The deal will also give News Corp. two seats on the Mideast company's board, spokeswoman Alice Macandrew said.
Rotana, which bills itself as the Arab world's largest music producer, boasts many of the region's biggest stars, including Egyptian singer Amr Diab and Lebanese diva Elissa. It also operates a number of music and movie satellite channels and controls a film library of more than 1,500 Arabic movies.
Alwaleed, who also heads Saudi investment firm Kingdom Holding Co., is a longtime investor in News Corp., with a stake of about 7 percent of the company, according to a recent U.S. Securities and Exchange Commission filing. That makes him News Corp.'s biggest shareholder after members of the Murdoch family.
Rotana already distributes Fox films in the Middle East through an earlier deal with News Corp.
In a statement announcing Tuesday's deal, Alwaleed said he hoped the deeper partnership would help build Rotana's presence across the region while "expanding its reach to the Arab diaspora around the world."
Alwaleed, a nephew of the Saudi monarch, was ranked as the world's 22nd-richest person by Forbes magazine last year.

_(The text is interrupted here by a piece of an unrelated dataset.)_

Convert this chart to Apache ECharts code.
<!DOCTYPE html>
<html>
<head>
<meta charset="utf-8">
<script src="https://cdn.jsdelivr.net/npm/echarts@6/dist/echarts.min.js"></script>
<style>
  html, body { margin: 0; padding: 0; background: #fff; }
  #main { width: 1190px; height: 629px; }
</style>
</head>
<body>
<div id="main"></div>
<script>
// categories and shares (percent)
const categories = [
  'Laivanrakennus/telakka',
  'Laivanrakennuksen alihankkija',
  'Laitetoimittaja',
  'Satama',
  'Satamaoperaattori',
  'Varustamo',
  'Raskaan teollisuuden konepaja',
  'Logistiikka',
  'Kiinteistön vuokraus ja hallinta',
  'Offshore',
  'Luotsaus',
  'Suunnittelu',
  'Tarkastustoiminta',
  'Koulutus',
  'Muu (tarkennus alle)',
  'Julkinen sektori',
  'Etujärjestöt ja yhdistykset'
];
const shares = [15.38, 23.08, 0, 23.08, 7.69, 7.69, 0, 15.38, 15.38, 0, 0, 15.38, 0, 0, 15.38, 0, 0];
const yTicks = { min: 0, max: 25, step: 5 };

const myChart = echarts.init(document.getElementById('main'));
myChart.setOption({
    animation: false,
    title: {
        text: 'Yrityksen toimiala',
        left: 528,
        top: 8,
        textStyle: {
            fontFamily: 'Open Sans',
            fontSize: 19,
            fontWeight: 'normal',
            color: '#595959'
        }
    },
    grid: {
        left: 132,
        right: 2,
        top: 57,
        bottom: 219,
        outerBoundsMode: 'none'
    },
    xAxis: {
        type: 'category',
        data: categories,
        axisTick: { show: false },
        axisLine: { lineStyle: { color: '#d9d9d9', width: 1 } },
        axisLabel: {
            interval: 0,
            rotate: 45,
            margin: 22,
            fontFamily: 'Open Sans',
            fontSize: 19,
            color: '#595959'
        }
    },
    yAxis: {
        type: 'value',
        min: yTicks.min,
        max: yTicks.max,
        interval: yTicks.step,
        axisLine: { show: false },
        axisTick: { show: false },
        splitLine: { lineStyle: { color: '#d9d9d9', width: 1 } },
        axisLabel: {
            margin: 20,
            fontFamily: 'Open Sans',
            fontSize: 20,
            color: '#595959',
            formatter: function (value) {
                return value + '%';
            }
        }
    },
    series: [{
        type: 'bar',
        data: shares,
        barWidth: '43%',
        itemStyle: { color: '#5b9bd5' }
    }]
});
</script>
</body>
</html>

His Kingdom Holding holds big stakes in several major American companies, including Citigroup Inc. and Apple Inc.
The investment company, however, was hurt by the financial crisis and the prince recently transferred 180 million of his own Citigroup shares to Kingdom Holding at no cost in an effort to boost the firm's borrowing power. The deal was valued at about $600 million.
The News Corp.-Rotana deal had been rumored for years and widely anticipated for weeks. Speculation mounted about an imminent deal after Alwaleed met with Rupert Murdoch in New York last month and said he was looking to expand alliances with the media giant.